Start of Records provided

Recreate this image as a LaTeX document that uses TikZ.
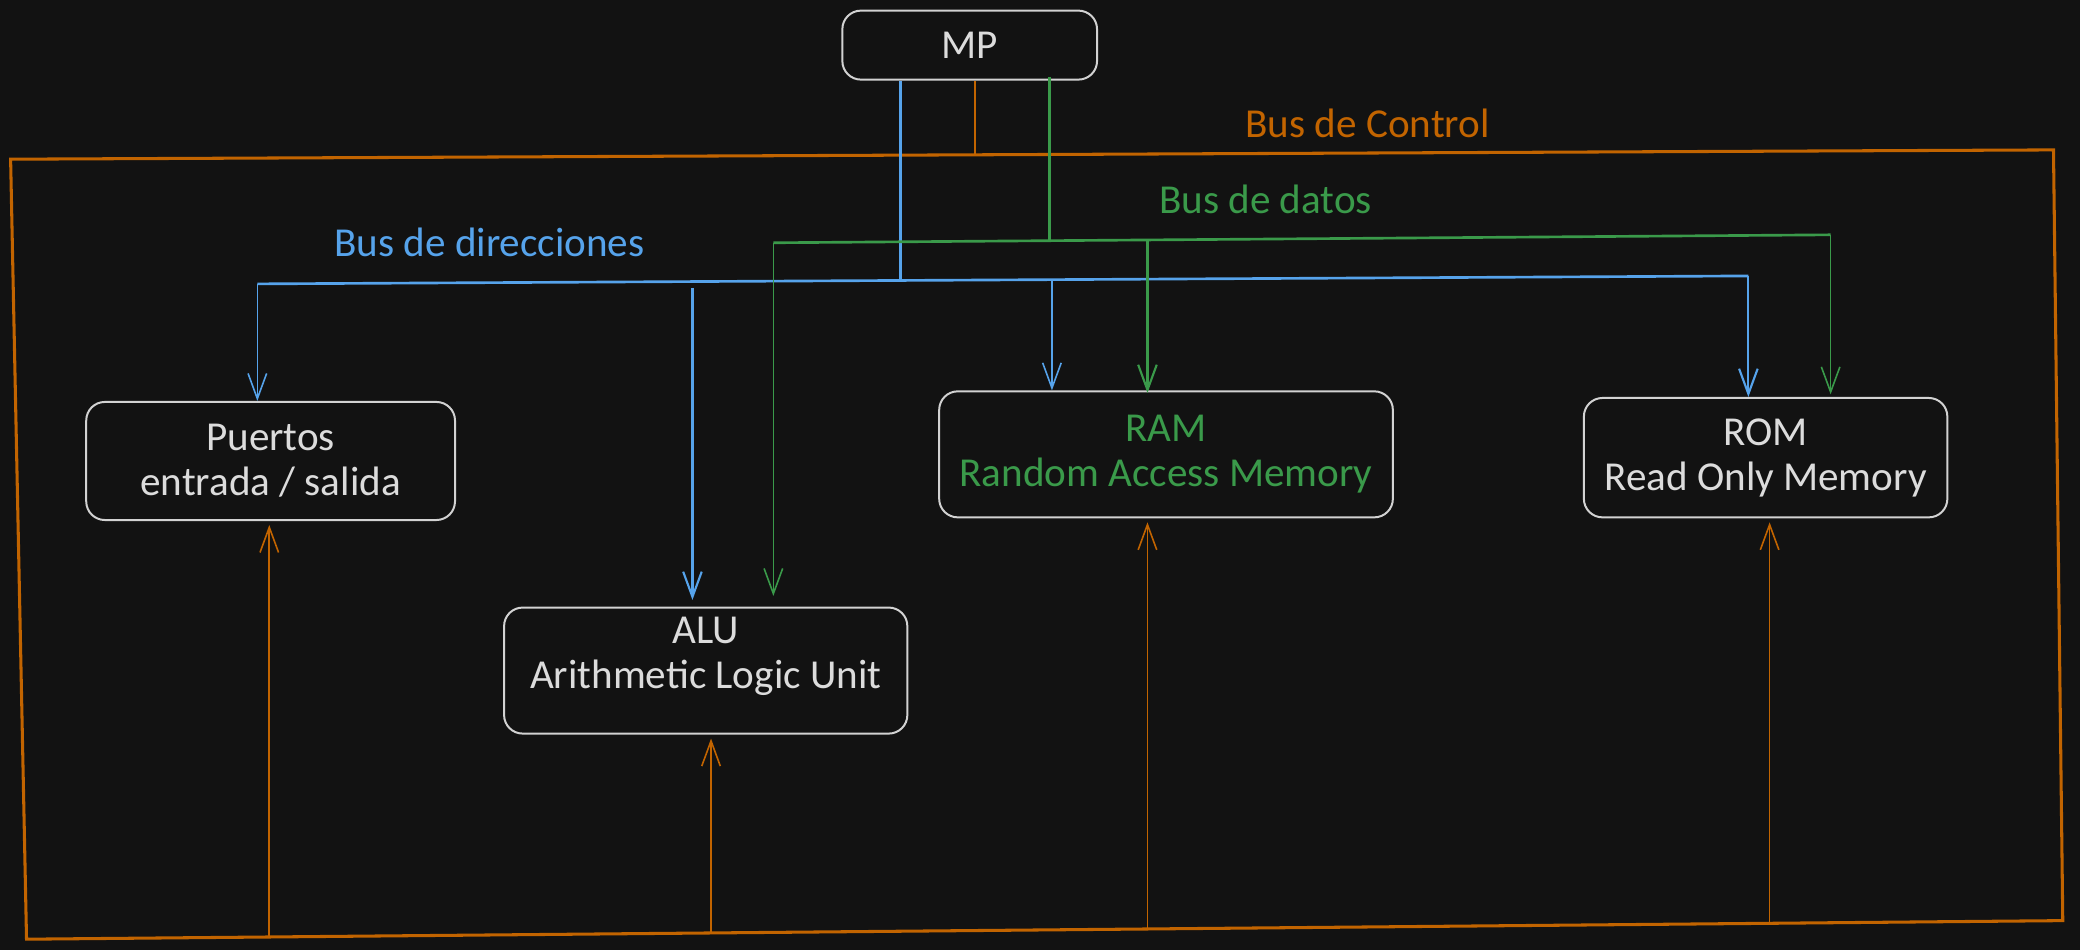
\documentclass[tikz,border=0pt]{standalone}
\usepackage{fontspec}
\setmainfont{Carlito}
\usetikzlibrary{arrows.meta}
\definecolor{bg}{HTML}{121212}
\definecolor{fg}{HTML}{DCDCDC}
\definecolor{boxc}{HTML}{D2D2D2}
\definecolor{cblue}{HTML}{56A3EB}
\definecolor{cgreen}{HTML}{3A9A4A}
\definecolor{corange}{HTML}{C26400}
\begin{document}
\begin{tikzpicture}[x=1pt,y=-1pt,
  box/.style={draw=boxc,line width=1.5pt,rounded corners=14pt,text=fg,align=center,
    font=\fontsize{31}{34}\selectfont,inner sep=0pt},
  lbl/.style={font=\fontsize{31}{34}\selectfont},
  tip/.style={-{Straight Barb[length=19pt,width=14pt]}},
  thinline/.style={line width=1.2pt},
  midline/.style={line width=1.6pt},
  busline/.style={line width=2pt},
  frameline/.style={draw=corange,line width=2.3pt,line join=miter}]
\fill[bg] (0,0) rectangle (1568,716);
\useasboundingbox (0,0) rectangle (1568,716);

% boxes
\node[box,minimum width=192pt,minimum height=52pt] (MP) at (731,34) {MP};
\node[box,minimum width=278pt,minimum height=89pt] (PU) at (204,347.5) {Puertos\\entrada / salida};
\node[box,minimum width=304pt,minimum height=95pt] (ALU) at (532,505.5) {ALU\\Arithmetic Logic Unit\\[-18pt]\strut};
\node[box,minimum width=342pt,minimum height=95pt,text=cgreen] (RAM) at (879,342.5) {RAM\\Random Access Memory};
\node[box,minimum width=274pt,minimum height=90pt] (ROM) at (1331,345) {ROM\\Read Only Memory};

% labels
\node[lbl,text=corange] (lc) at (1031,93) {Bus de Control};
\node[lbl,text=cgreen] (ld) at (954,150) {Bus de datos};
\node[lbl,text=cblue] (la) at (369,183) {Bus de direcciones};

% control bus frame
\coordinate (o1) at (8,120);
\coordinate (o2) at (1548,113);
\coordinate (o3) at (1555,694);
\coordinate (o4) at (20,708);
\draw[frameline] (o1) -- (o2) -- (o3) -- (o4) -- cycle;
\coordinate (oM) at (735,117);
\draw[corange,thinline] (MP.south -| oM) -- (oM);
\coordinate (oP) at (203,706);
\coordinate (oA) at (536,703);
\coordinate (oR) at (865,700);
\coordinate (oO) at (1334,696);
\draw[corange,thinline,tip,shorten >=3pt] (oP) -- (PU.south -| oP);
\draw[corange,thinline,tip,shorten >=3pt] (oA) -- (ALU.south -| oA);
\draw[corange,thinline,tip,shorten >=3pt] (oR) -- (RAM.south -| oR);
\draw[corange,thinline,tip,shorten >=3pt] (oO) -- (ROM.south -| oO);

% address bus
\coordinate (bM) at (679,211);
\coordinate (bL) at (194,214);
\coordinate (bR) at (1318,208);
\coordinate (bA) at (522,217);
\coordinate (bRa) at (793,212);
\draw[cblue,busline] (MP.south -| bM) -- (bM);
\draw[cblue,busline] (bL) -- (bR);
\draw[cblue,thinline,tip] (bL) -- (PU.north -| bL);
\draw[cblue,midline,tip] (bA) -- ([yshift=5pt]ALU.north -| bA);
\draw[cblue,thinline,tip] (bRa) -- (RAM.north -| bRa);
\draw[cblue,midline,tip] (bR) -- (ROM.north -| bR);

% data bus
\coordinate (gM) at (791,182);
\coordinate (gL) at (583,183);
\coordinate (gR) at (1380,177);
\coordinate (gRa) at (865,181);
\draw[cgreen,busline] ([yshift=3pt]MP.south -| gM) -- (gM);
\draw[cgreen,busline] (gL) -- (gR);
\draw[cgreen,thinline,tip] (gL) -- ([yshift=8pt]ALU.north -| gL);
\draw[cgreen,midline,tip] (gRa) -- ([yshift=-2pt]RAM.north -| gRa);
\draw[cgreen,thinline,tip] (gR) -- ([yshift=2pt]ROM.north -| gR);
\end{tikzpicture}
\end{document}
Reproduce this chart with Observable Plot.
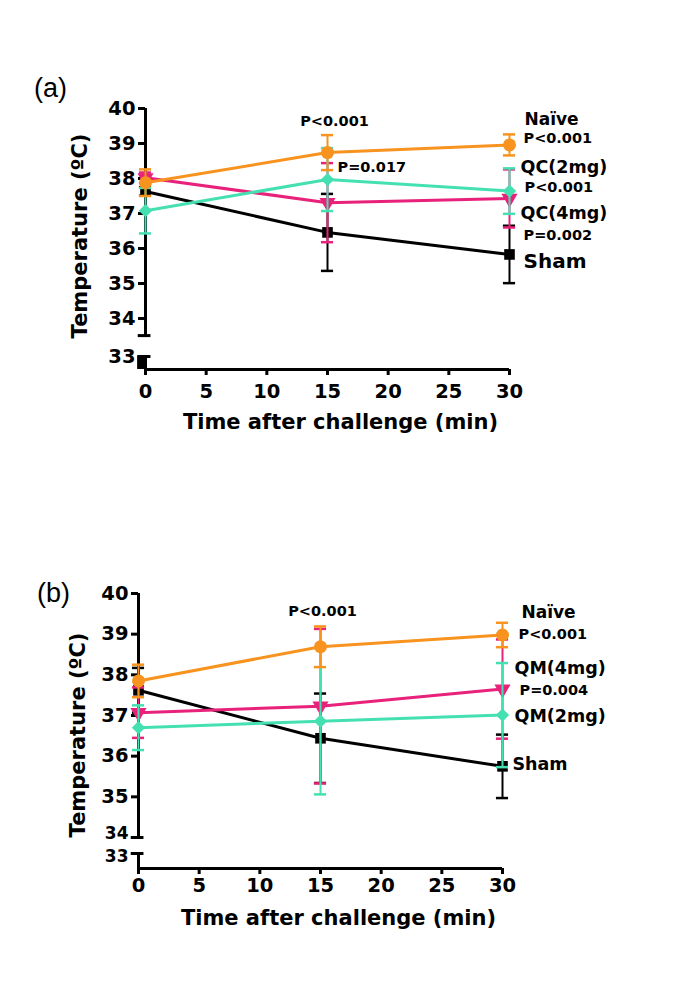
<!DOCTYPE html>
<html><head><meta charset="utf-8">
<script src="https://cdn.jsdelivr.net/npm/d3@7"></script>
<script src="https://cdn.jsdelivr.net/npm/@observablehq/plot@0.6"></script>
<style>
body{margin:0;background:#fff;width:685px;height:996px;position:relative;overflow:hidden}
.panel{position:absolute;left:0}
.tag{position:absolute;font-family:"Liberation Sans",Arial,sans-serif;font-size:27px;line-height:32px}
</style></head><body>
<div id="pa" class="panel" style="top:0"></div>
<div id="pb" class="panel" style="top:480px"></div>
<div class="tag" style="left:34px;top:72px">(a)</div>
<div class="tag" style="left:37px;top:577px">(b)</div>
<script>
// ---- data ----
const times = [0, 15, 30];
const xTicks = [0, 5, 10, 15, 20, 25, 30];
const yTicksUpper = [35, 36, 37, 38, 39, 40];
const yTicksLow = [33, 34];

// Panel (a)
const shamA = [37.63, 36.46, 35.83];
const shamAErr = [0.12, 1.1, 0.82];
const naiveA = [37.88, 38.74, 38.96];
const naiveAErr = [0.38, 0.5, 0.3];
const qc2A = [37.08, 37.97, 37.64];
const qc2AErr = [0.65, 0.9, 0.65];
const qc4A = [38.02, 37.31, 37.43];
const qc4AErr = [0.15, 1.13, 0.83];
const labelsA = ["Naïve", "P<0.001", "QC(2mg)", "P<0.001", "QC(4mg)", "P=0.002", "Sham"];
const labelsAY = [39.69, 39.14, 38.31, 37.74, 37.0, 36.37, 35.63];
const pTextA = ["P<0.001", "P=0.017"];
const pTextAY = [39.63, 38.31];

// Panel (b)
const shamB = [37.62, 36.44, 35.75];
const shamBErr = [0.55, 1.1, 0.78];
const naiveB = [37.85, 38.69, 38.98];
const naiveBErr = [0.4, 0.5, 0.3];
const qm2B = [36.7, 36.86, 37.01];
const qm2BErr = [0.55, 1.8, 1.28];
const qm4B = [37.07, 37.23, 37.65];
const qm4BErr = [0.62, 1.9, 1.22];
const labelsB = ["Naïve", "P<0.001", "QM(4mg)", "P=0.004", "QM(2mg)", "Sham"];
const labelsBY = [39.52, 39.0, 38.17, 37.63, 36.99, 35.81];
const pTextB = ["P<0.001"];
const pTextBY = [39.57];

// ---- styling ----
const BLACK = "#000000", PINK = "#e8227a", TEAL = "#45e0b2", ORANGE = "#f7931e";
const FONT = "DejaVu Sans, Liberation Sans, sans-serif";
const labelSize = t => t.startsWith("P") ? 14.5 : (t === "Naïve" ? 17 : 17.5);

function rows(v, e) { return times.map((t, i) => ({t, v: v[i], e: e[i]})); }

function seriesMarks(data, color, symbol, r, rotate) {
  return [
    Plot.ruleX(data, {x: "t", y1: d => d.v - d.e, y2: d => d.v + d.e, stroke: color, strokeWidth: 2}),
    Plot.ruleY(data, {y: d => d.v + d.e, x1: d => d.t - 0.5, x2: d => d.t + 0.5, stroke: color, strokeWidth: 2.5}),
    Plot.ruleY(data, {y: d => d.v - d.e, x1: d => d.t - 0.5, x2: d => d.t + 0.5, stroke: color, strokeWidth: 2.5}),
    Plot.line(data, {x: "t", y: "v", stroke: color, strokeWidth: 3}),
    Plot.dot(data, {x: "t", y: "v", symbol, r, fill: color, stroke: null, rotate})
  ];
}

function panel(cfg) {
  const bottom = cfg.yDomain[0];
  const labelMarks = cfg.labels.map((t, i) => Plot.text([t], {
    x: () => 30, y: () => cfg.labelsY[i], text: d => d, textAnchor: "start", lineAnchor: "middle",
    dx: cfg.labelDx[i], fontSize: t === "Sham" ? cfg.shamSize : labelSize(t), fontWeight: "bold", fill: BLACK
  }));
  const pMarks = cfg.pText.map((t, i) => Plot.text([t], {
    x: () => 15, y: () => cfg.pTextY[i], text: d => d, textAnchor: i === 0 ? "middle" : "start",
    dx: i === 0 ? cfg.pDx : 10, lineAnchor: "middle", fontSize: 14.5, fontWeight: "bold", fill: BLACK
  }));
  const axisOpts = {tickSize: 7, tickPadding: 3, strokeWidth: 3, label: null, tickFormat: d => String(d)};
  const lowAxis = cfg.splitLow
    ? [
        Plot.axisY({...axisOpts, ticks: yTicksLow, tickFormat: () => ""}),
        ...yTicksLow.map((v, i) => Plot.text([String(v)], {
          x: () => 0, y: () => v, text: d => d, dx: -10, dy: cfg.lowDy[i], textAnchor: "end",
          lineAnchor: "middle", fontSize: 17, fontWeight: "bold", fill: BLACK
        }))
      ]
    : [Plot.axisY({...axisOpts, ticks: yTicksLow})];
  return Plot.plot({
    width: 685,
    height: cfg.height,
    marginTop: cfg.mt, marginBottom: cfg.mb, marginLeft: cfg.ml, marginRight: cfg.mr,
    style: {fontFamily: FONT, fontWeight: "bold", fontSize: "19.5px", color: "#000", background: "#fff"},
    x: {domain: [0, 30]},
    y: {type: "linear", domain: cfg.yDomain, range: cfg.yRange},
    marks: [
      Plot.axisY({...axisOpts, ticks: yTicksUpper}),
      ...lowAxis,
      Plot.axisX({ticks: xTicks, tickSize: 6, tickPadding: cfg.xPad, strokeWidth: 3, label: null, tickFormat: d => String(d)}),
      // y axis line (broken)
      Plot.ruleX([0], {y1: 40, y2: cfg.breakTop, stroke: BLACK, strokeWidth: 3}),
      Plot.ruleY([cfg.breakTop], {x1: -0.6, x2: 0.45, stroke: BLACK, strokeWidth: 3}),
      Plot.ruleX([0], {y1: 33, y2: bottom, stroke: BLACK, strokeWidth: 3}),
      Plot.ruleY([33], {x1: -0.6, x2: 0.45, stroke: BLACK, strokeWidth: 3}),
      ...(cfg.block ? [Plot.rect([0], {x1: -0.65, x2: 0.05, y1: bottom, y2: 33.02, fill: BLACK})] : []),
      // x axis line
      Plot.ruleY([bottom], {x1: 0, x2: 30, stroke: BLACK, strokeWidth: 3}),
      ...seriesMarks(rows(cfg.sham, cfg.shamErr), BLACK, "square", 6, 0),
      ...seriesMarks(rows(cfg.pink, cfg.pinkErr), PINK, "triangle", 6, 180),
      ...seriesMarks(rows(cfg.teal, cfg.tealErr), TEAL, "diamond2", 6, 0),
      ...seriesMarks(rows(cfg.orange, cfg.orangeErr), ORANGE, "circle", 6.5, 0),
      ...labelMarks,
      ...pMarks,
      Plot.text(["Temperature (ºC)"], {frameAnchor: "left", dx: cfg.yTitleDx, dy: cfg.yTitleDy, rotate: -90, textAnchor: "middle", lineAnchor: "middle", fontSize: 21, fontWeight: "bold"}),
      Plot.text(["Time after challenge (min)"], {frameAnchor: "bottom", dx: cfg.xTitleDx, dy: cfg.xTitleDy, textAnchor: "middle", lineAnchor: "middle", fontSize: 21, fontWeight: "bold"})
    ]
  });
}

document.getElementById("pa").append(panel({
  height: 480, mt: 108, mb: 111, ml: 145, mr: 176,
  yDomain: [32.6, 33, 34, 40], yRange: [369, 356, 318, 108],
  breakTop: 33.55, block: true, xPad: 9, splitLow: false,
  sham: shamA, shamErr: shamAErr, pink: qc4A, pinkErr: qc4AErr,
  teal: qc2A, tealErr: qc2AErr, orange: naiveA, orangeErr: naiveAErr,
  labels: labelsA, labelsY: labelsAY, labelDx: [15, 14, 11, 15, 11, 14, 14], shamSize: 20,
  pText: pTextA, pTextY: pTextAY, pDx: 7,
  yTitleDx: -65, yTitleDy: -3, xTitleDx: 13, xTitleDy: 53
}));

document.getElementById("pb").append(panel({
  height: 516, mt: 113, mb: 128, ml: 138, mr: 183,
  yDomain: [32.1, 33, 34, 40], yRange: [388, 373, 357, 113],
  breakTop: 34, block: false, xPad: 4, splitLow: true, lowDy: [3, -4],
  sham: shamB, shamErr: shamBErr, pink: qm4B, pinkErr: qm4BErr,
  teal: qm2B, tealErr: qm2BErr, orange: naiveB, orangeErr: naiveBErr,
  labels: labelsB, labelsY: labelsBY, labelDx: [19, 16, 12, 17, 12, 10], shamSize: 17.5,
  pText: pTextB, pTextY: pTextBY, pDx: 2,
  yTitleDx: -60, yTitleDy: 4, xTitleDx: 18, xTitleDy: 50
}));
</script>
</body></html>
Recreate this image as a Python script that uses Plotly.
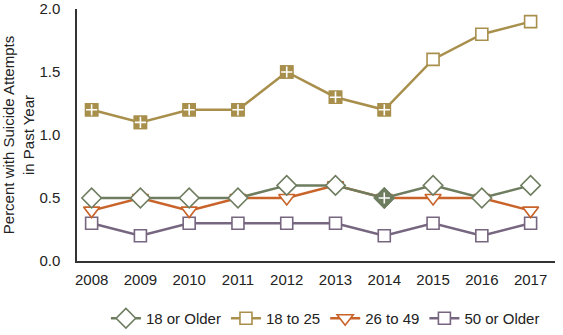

End of Records provided

> _What is required_:
Everything from the first line of the records through the line containing "width=274pt,minimum height=90pt] (ROM)" should be reproduced exactly, apart from the pictures.

> _Final result_:
Recreate this image as a LaTeX document that uses TikZ.
\documentclass[tikz,border=0pt]{standalone}
\usepackage{fontspec}
\setmainfont{Carlito}
\usetikzlibrary{arrows.meta}
\definecolor{bg}{HTML}{121212}
\definecolor{fg}{HTML}{DCDCDC}
\definecolor{boxc}{HTML}{D2D2D2}
\definecolor{cblue}{HTML}{56A3EB}
\definecolor{cgreen}{HTML}{3A9A4A}
\definecolor{corange}{HTML}{C26400}
\begin{document}
\begin{tikzpicture}[x=1pt,y=-1pt,
  box/.style={draw=boxc,line width=1.5pt,rounded corners=14pt,text=fg,align=center,
    font=\fontsize{31}{34}\selectfont,inner sep=0pt},
  lbl/.style={font=\fontsize{31}{34}\selectfont},
  tip/.style={-{Straight Barb[length=19pt,width=14pt]}},
  thinline/.style={line width=1.2pt},
  midline/.style={line width=1.6pt},
  busline/.style={line width=2pt},
  frameline/.style={draw=corange,line width=2.3pt,line join=miter}]
\fill[bg] (0,0) rectangle (1568,716);
\useasboundingbox (0,0) rectangle (1568,716);

% boxes
\node[box,minimum width=192pt,minimum height=52pt] (MP) at (731,34) {MP};
\node[box,minimum width=278pt,minimum height=89pt] (PU) at (204,347.5) {Puertos\\entrada / salida};
\node[box,minimum width=304pt,minimum height=95pt] (ALU) at (532,505.5) {ALU\\Arithmetic Logic Unit\\[-18pt]\strut};
\node[box,minimum width=342pt,minimum height=95pt,text=cgreen] (RAM) at (879,342.5) {RAM\\Random Access Memory};
\node[box,minimum width=274pt,minimum height=90pt] (ROM) at (1331,345) {ROM\\Read Only Memory};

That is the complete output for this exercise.